Holding: The Court ruled that the royalty owner cannot recover additional depletion deductions because she failed to prove the fair market value of her lease interest as of March 1, 1913, and therefore her refund claim fails.

Real World Impact:
  • Makes it harder for royalty owners to claim extra depletion refunds without proving 1913 market value.
  • Rejects simple discounting of later royalty payments as a valuation method.
  • Requires specific valuation evidence about lease interests, not vague witness guesses.
Topics: mineral royalties, tax refunds, depletion deductions, property valuation

Summary

Background

A royalty owner, Mrs. Spalding, held a one‑sixth interest in iron‑ore leases dated 1901–1905 that paid the lessor 25 cents per ton when ore was removed. In 1917 and 1918 she received large royalty payments and sought depletion deductions on her tax returns. The Commissioner allowed smaller depletion amounts than she claimed. She sued for refunds, arguing the depletion should reflect the ore’s fair market value in the ground on March 1, 1913, and presented a discounted‑payment method and witness testimony.

Reasoning

The Court framed the core question as whether she proved the fair market value of her lease interest on March 1, 1913. The Court said the taxpayer bears the burden of showing the tax was wrongly assessed and must provide evidence of market value. It rejected her method of computing value by simply discounting later royalty payments and found the witness testimony did not estimate her one‑sixth lease interest value.

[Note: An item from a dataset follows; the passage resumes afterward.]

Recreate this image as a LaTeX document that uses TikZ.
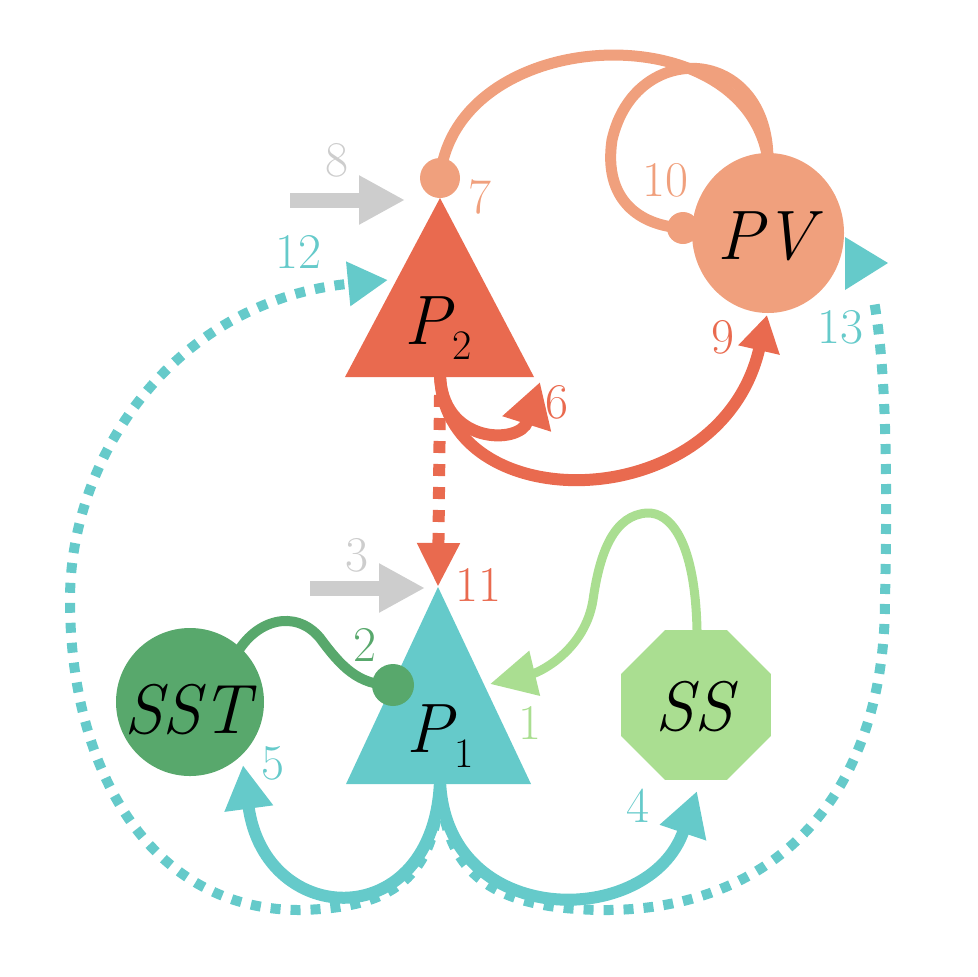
\documentclass[tikz,border=0pt]{standalone}
\usetikzlibrary{arrows.meta,shapes.geometric}
\definecolor{pred}{HTML}{E96A4F}
\definecolor{pvc}{HTML}{F0A07D}
\definecolor{teal1}{HTML}{65CACA}
\definecolor{sstc}{HTML}{58A86C}
\definecolor{ssc}{HTML}{AADE91}
\definecolor{grayc}{HTML}{CDCDCD}
\newcommand{\cellsub}[2]{\textit{#1}\kern0.02em\raisebox{-7.5pt}{\upshape\fontsize{21}{25}\selectfont #2}}
\begin{document}
\begin{tikzpicture}[x=0.5pt,y=-0.5pt,
  num/.style={font=\fontsize{25}{30}\selectfont, inner sep=0pt},
  lbl/.style={font=\fontsize{35}{40}\selectfont\itshape, inner sep=0pt, anchor=base},
  tealdots/.style={draw=teal1, line width=5pt, dash pattern=on 5pt off 5pt},
  reddots/.style={draw=pred, line width=6pt, dash pattern=on 6pt off 5.5pt},
  solidteal/.style={draw=teal1, line width=6pt},
  solidred/.style={draw=pred, line width=6pt},
  orangeline/.style={draw=pvc, line width=5.5pt},
  grayarrow/.style={draw=grayc, line width=7.5pt, -{Triangle[length=23pt,width=23pt]}},
  synapse/.style={circle, inner sep=0pt},
]
\useasboundingbox (0,0) rectangle (978,976);

% key coordinates
\coordinate (P2a) at (440,198);
\coordinate (P2l) at (345,377);
\coordinate (P2r) at (534,377);
\coordinate (P2b) at (440,372);
\coordinate (P1a) at (438,587);
\coordinate (P1l) at (346,784);
\coordinate (P1r) at (531,784);
\coordinate (P1b) at (440,780);
\coordinate (c7) at (440,178);
\coordinate (c10) at (683,228);
\coordinate (c2) at (393,685);
\coordinate (PVtop) at (768,160);
\coordinate (t12) at (388,280);
\coordinate (t13b) at (873,295);
\coordinate (t6) at (540,382);
\coordinate (t9) at (767,315);
\coordinate (t5) at (243,765);
\coordinate (t4) at (697,791);
\coordinate (t1) at (490,684);
\coordinate (r11s) at (440,395);
\coordinate (SSt) at (697,630);
\coordinate (SSTs) at (236,655);
\coordinate (g8s) at (290,200);
\coordinate (g8t) at (405,200);
\coordinate (g3s) at (310,588);
\coordinate (g3t) at (425,588);

% teal dotted projections (12, 13)
\draw[tealdots, -{Triangle[length=20pt,width=21pt]}] (P1b) .. controls (438,880) and (390,908) .. (300,910)
  .. controls (150,910) and (70,770) .. (70,600)
  .. controls (70,450) and (180,300) .. (t12);
\draw[tealdots] (P1b) .. controls (443,880) and (500,908) .. (600,910)
  .. controls (780,912) and (885,790) .. (885,600)
  .. controls (888,450) and (885,360) .. (t13b);
\fill[teal1] (845,237) -- (888,263) -- (845,290) -- cycle;

% PV connections (7, 10)
\draw[orangeline] (c7) .. controls (455,25) and (745,10) .. (PVtop);
\draw[orangeline] (PVtop) .. controls (768,45) and (635,38) .. (612,140)
  .. controls (603,200) and (640,226) .. (c10);
\node[ellipse, fill=pvc, minimum width=76pt, minimum height=80pt, inner sep=0pt] (PV) at (768,233) {};
\node[synapse, fill=pvc, minimum size=16pt] (s10) at (c10) {};

% P2
\fill[pred] (P2a) -- (P2l) -- (P2r) -- cycle;
\node[synapse, fill=pvc, minimum size=20pt] (s7) at (c7) {};

% red dotted P2 -> P1 (11)
\draw[reddots, -{Triangle[length=22pt,width=20pt]}] (r11s) -- (P1a);

% P2 outputs (6, 9)
\draw[solidred, -{Triangle[length=22pt,width=24pt]}] (P2b) .. controls (440,445) and (520,445) .. (t6);
\draw[solidred, -{Triangle[length=18pt,width=20pt]}] (P2b) .. controls (440,520) and (720,520) .. (t9);

% gray inputs (8, 3)
\draw[grayarrow] (g8s) -- (g8t);
\draw[grayarrow] (g3s) -- (g3t);

% P1, SST, SS
\fill[teal1] (P1a) -- (P1l) -- (P1r) -- cycle;
\node[circle, fill=sstc, minimum size=74pt, inner sep=0pt] (SST) at (190,702) {};
\node[regular polygon, regular polygon sides=8, fill=ssc, minimum size=81pt, inner sep=0pt] (SS) at (696,705) {};

% SS -> P1 (1)
\draw[draw=ssc, line width=4.5pt, -{Triangle[length=23pt,width=22pt]}] (SSt)
  .. controls (695,540) and (670,512) .. (647,513)
  .. controls (615,515) and (600,550) .. (593,600)
  .. controls (585,650) and (540,672) .. (t1);

% SST -> P1 (2)
\draw[draw=sstc, line width=5pt] (SSTs) .. controls (255,620) and (295,608) .. (320,638)
  .. controls (340,665) and (358,686) .. (c2);
\node[synapse, fill=sstc, minimum size=21pt] (s2) at (c2) {};

% P1 outputs (5, 4)
\draw[solidteal, -{Triangle[length=22pt,width=23pt]}] (P1b) .. controls (435,935) and (265,930) .. (t5);
\draw[solidteal, -{Triangle[length=22pt,width=23pt]}] (P1b) .. controls (445,930) and (650,930) .. (t4);

% cell labels
\node[lbl] (lPV) at (766,259) {PV};
\node[lbl] (lP2) at (438,344) {\cellsub{P}{2}};
\node[lbl] (lP1) at (440,752) {\cellsub{P}{1}};
\node[lbl] (lSST) at (187,733) {SST};
\node[lbl] (lSS) at (694,730) {SS};

% numbers
\node[num, text=grayc] (n8) at (337,160) {8};
\node[num, text=pvc] (n7) at (480,197) {7};
\node[num, text=pvc] (n10) at (665,180) {10};
\node[num, text=teal1] (n12) at (298,252) {12};
\node[num, text=teal1] (n13) at (840,327) {13};
\node[num, text=pred] (n9) at (723,337) {9};
\node[num, text=pred] (n6) at (557,402) {6};
\node[num, text=grayc] (n3) at (357,555) {3};
\node[num, text=pred] (n11) at (478,585) {11};
\node[num, text=sstc] (n2) at (365,645) {2};
\node[num, text=ssc] (n1) at (530,723) {1};
\node[num, text=teal1] (n5) at (273,763) {5};
\node[num, text=teal1] (n4) at (638,806) {4};
\end{tikzpicture}
\end{document}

Because she failed to establish the 1913 value, she could not recover the extra depletion she sought. The Supreme Court reversed the lower courts’ judgments and sent the case back for further proceedings consistent with this opinion.

Real world impact

This ruling requires owners of long‑term royalty interests who want extra depletion refunds to prove the historic fair market value of their lease interests. Claimants cannot rely on simple discounting of later payments or vague witness statements. The decision limits tax refunds unless taxpayers present specific evidence on 1913 value and valuation method.

Dissents or concurrances

Justice Butler did not take part in the decision; there were no reported separate opinions that changed the outcome.